Return all of the data exactly as written, without the pictures.

**Data:**
--------------------
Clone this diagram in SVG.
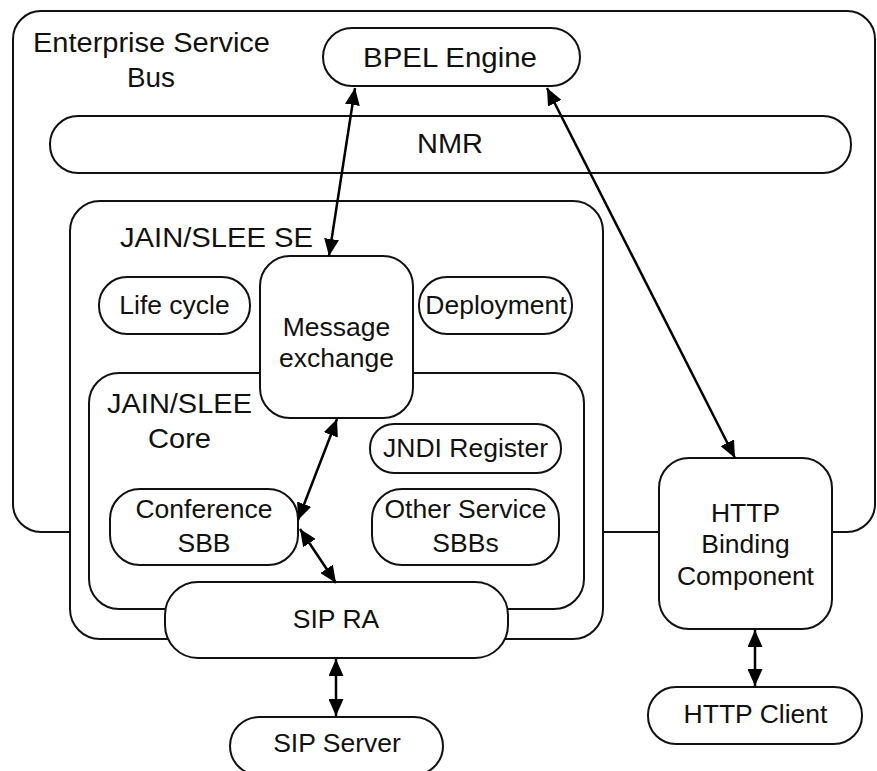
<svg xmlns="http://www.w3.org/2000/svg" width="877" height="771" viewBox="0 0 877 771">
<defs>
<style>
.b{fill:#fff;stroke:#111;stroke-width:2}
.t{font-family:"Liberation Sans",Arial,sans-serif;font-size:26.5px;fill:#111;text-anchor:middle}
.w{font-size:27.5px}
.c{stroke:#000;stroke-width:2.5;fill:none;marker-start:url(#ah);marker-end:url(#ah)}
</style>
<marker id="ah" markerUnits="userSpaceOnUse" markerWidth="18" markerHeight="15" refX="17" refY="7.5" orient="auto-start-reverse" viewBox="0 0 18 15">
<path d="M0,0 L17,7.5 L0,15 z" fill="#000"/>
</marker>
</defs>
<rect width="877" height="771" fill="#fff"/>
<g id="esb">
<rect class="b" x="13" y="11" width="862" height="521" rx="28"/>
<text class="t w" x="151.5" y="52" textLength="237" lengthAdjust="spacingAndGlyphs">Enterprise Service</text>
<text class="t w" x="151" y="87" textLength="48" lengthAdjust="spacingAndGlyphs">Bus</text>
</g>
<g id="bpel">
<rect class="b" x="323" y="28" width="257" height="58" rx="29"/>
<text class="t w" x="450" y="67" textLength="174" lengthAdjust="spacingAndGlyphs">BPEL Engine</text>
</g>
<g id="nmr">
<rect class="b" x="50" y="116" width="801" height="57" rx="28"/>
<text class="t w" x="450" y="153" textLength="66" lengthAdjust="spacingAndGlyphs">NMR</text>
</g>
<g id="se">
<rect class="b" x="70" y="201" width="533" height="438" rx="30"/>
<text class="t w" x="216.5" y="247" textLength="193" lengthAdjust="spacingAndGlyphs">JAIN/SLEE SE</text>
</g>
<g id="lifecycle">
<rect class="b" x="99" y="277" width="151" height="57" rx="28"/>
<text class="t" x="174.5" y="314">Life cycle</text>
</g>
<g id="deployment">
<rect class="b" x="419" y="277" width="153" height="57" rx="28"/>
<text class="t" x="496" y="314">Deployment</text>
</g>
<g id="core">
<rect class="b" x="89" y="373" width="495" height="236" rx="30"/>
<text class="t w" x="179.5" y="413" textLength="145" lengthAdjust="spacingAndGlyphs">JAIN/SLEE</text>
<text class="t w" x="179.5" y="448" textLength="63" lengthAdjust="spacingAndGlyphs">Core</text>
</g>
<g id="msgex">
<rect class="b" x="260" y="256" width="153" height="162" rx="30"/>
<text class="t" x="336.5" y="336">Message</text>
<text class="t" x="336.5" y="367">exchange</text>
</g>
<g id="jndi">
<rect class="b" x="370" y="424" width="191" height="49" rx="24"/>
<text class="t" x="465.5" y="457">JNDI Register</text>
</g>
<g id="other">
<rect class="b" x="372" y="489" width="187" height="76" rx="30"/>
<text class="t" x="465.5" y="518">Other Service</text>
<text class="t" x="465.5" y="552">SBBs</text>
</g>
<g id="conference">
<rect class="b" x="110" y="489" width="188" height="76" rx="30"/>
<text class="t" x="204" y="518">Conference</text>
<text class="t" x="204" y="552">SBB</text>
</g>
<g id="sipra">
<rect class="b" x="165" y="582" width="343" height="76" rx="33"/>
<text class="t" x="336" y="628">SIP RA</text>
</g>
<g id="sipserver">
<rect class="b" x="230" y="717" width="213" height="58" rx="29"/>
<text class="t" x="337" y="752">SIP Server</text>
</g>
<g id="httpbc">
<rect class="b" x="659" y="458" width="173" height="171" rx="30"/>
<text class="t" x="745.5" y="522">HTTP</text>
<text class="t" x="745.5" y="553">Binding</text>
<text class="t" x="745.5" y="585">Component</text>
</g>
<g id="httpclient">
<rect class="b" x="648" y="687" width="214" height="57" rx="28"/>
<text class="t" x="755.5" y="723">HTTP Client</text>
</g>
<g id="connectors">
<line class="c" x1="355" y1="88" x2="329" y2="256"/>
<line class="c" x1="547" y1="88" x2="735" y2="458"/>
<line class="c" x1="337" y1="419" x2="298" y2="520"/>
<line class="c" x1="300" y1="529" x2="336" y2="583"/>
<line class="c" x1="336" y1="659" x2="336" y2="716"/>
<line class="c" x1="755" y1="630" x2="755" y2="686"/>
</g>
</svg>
--------------------
**Exercise result:**
Clone this diagram in SVG.
<svg xmlns="http://www.w3.org/2000/svg" width="877" height="771" viewBox="0 0 877 771">
<defs>
<style>
.b{fill:#fff;stroke:#111;stroke-width:2}
.t{font-family:"Liberation Sans",Arial,sans-serif;font-size:26.5px;fill:#111;text-anchor:middle}
.w{font-size:27.5px}
.c{stroke:#000;stroke-width:2.5;fill:none;marker-start:url(#ah);marker-end:url(#ah)}
</style>
<marker id="ah" markerUnits="userSpaceOnUse" markerWidth="18" markerHeight="15" refX="17" refY="7.5" orient="auto-start-reverse" viewBox="0 0 18 15">
<path d="M0,0 L17,7.5 L0,15 z" fill="#000"/>
</marker>
</defs>
<rect width="877" height="771" fill="#fff"/>
<g id="esb">
<rect class="b" x="13" y="11" width="862" height="521" rx="28"/>
<text class="t w" x="151.5" y="52" textLength="237" lengthAdjust="spacingAndGlyphs">Enterprise Service</text>
<text class="t w" x="151" y="87" textLength="48" lengthAdjust="spacingAndGlyphs">Bus</text>
</g>
<g id="bpel">
<rect class="b" x="323" y="28" width="257" height="58" rx="29"/>
<text class="t w" x="450" y="67" textLength="174" lengthAdjust="spacingAndGlyphs">BPEL Engine</text>
</g>
<g id="nmr">
<rect class="b" x="50" y="116" width="801" height="57" rx="28"/>
<text class="t w" x="450" y="153" textLength="66" lengthAdjust="spacingAndGlyphs">NMR</text>
</g>
<g id="se">
<rect class="b" x="70" y="201" width="533" height="438" rx="30"/>
<text class="t w" x="216.5" y="247" textLength="193" lengthAdjust="spacingAndGlyphs">JAIN/SLEE SE</text>
</g>
<g id="lifecycle">
<rect class="b" x="99" y="277" width="151" height="57" rx="28"/>
<text class="t" x="174.5" y="314">Life cycle</text>
</g>
<g id="deployment">
<rect class="b" x="419" y="277" width="153" height="57" rx="28"/>
<text class="t" x="496" y="314">Deployment</text>
</g>
<g id="core">
<rect class="b" x="89" y="373" width="495" height="236" rx="30"/>
<text class="t w" x="179.5" y="413" textLength="145" lengthAdjust="spacingAndGlyphs">JAIN/SLEE</text>
<text class="t w" x="179.5" y="448" textLength="63" lengthAdjust="spacingAndGlyphs">Core</text>
</g>
<g id="msgex">
<rect class="b" x="260" y="256" width="153" height="162" rx="30"/>
<text class="t" x="336.5" y="336">Message</text>
<text class="t" x="336.5" y="367">exchange</text>
</g>
<g id="jndi">
<rect class="b" x="370" y="424" width="191" height="49" rx="24"/>
<text class="t" x="465.5" y="457">JNDI Register</text>
</g>
<g id="other">
<rect class="b" x="372" y="489" width="187" height="76" rx="30"/>
<text class="t" x="465.5" y="518">Other Service</text>
<text class="t" x="465.5" y="552">SBBs</text>
</g>
<g id="conference">
<rect class="b" x="110" y="489" width="188" height="76" rx="30"/>
<text class="t" x="204" y="518">Conference</text>
<text class="t" x="204" y="552">SBB</text>
</g>
<g id="sipra">
<rect class="b" x="165" y="582" width="343" height="76" rx="33"/>
<text class="t" x="336" y="628">SIP RA</text>
</g>
<g id="sipserver">
<rect class="b" x="230" y="717" width="213" height="58" rx="29"/>
<text class="t" x="337" y="752">SIP Server</text>
</g>
<g id="httpbc">
<rect class="b" x="659" y="458" width="173" height="171" rx="30"/>
<text class="t" x="745.5" y="522">HTTP</text>
<text class="t" x="745.5" y="553">Binding</text>
<text class="t" x="745.5" y="585">Component</text>
</g>
<g id="httpclient">
<rect class="b" x="648" y="687" width="214" height="57" rx="28"/>
<text class="t" x="755.5" y="723">HTTP Client</text>
</g>
<g id="connectors">
<line class="c" x1="355" y1="88" x2="329" y2="256"/>
<line class="c" x1="547" y1="88" x2="735" y2="458"/>
<line class="c" x1="337" y1="419" x2="298" y2="520"/>
<line class="c" x1="300" y1="529" x2="336" y2="583"/>
<line class="c" x1="336" y1="659" x2="336" y2="716"/>
<line class="c" x1="755" y1="630" x2="755" y2="686"/>
</g>
</svg>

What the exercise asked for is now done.